Saturday, 20 October 2012

Twitter Character Count

【Update: Do not know when it happened but Twitter no longer differentiates between BMP and non BMP characters WRT character count. All characters now have a count of 1. I may, at some stage, delete this article but, for the time being, I will leave it here as an historical record of the evolution of Twitter.

In a previous article I examined Sina Wēibó 新浪微博 character count for a user post Lets now examine twitter. The stated and generally understood limit is 140 characters for a tweet. This is not strictly true. The actual tweet limit is variable and ranges from 70 to 140, inclusive.
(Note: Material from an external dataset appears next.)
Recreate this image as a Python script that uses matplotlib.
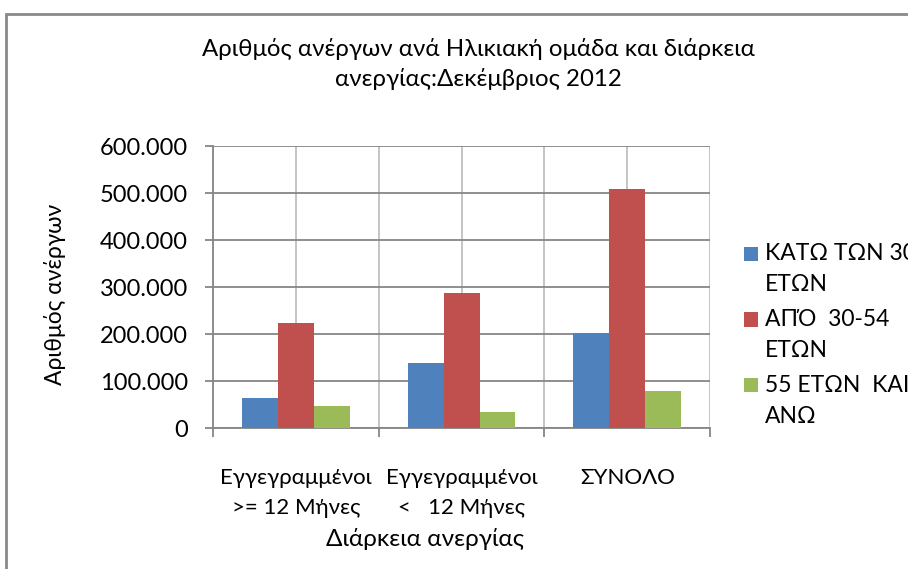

Different characters have different counts, as follows:

  • Characters from Unicode range U+0000➜U+FFFF have a count of 1
  • Characters from Unicode range ≥ U+010000 have a count of 2
Or, to put it another way — Characters in the Basic Multilingual Plane (BMP) have a count of 1 and characters in the other planes have a count of 2. The 2 Mahjong Tile characters used in the example below are from the Supplementary Multilingual Plane (SMP).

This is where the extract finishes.